%%

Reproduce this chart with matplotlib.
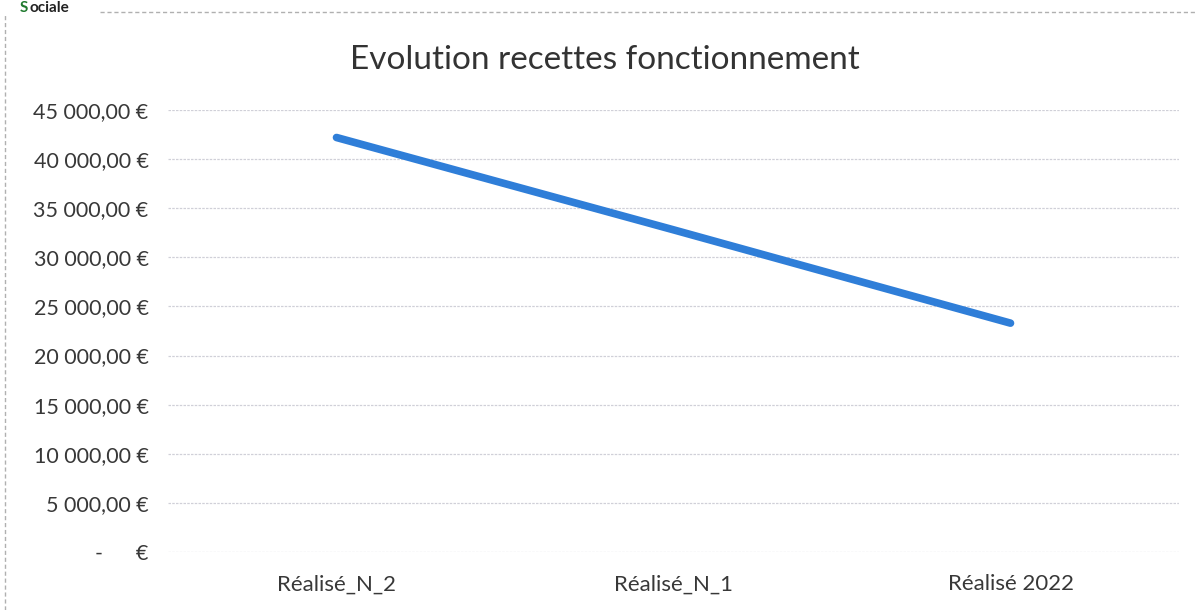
import matplotlib.pyplot as plt
from matplotlib.lines import Line2D

categories = ['Réalisé_N_2', 'Réalisé_N_1', 'Réalisé 2022']
recettes = [42200, 32800, 23300]
y_ticks = [0, 5000, 10000, 15000, 20000, 25000, 30000, 35000, 40000, 45000]


def euro(v):
    if v == 0:
        return '-      €'
    s = '{:,.2f}'.format(v).replace(',', ' ').replace('.', ',')
    return s + ' €'


plt.rcParams['font.family'] = ['Lato', 'DejaVu Sans']

fig = plt.figure(figsize=(11.95, 6.10), dpi=100)
ax = fig.add_axes([168 / 1195, 58 / 610, (1179 - 168) / 1195, 442 / 610])

x = range(len(categories))
ax.plot(x, recettes, color='#2f7ed8', linewidth=5.5, solid_capstyle='round')

ax.set_xlim(-0.5, 2.5)
ax.set_ylim(0, 45000)
ax.set_yticks(y_ticks)
ax.set_yticklabels([euro(v) for v in y_ticks], fontsize=15.5, color='#383838')
ax.set_xticks(list(x))
ax.set_xticklabels(categories, fontsize=16, color='#383838')
ax.tick_params(axis='both', length=0)
ax.tick_params(axis='y', pad=14)
ax.tick_params(axis='x', pad=16)
ax.grid(axis='y', color='#d0d0d8', linewidth=0.9, linestyle=(0, (2, 1)))
ax.set_axisbelow(True)
for sp in ax.spines.values():
    sp.set_visible(False)

fig.text(605 / 1195, 1 - 60 / 610, 'Evolution recettes fonctionnement',
         ha='center', va='center', fontsize=24, color='#333333')

# bordure du cadre scanné
fig.add_artist(Line2D([100 / 1195, 1], [1 - 12 / 610, 1 - 12 / 610],
                      color='#b0b0b0', linewidth=1, linestyle=(0, (3, 2))))
fig.add_artist(Line2D([5 / 1195, 5 / 1195], [0, 1 - 14 / 610],
                      color='#b0b0b0', linewidth=1, linestyle=(0, (3, 2))))
fig.text(20 / 1195, 1 - 8 / 610, 'S', ha='left', va='center',
         fontsize=11, fontweight='bold', color='#1f7a2e')
fig.text(29 / 1195, 1 - 8 / 610, 'ociale', ha='left', va='center',
         fontsize=11, fontweight='bold', color='#222222')

fig.savefig('out.png', dpi=100)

%%

### WHAT IS NEEDED
Working from the material above, transcribe it exactly while omitting pictures.

### EXERCISE SOLUTION
Reproduce this chart with matplotlib.
import matplotlib.pyplot as plt
from matplotlib.lines import Line2D

categories = ['Réalisé_N_2', 'Réalisé_N_1', 'Réalisé 2022']
recettes = [42200, 32800, 23300]
y_ticks = [0, 5000, 10000, 15000, 20000, 25000, 30000, 35000, 40000, 45000]


def euro(v):
    if v == 0:
        return '-      €'
    s = '{:,.2f}'.format(v).replace(',', ' ').replace('.', ',')
    return s + ' €'


plt.rcParams['font.family'] = ['Lato', 'DejaVu Sans']

fig = plt.figure(figsize=(11.95, 6.10), dpi=100)
ax = fig.add_axes([168 / 1195, 58 / 610, (1179 - 168) / 1195, 442 / 610])

x = range(len(categories))
ax.plot(x, recettes, color='#2f7ed8', linewidth=5.5, solid_capstyle='round')

ax.set_xlim(-0.5, 2.5)
ax.set_ylim(0, 45000)
ax.set_yticks(y_ticks)
ax.set_yticklabels([euro(v) for v in y_ticks], fontsize=15.5, color='#383838')
ax.set_xticks(list(x))
ax.set_xticklabels(categories, fontsize=16, color='#383838')
ax.tick_params(axis='both', length=0)
ax.tick_params(axis='y', pad=14)
ax.tick_params(axis='x', pad=16)
ax.grid(axis='y', color='#d0d0d8', linewidth=0.9, linestyle=(0, (2, 1)))
ax.set_axisbelow(True)
for sp in ax.spines.values():
    sp.set_visible(False)

fig.text(605 / 1195, 1 - 60 / 610, 'Evolution recettes fonctionnement',
         ha='center', va='center', fontsize=24, color='#333333')

# bordure du cadre scanné
fig.add_artist(Line2D([100 / 1195, 1], [1 - 12 / 610, 1 - 12 / 610],
                      color='#b0b0b0', linewidth=1, linestyle=(0, (3, 2))))
fig.add_artist(Line2D([5 / 1195, 5 / 1195], [0, 1 - 14 / 610],
                      color='#b0b0b0', linewidth=1, linestyle=(0, (3, 2))))
fig.text(20 / 1195, 1 - 8 / 610, 'S', ha='left', va='center',
         fontsize=11, fontweight='bold', color='#1f7a2e')
fig.text(29 / 1195, 1 - 8 / 610, 'ociale', ha='left', va='center',
         fontsize=11, fontweight='bold', color='#222222')

fig.savefig('out.png', dpi=100)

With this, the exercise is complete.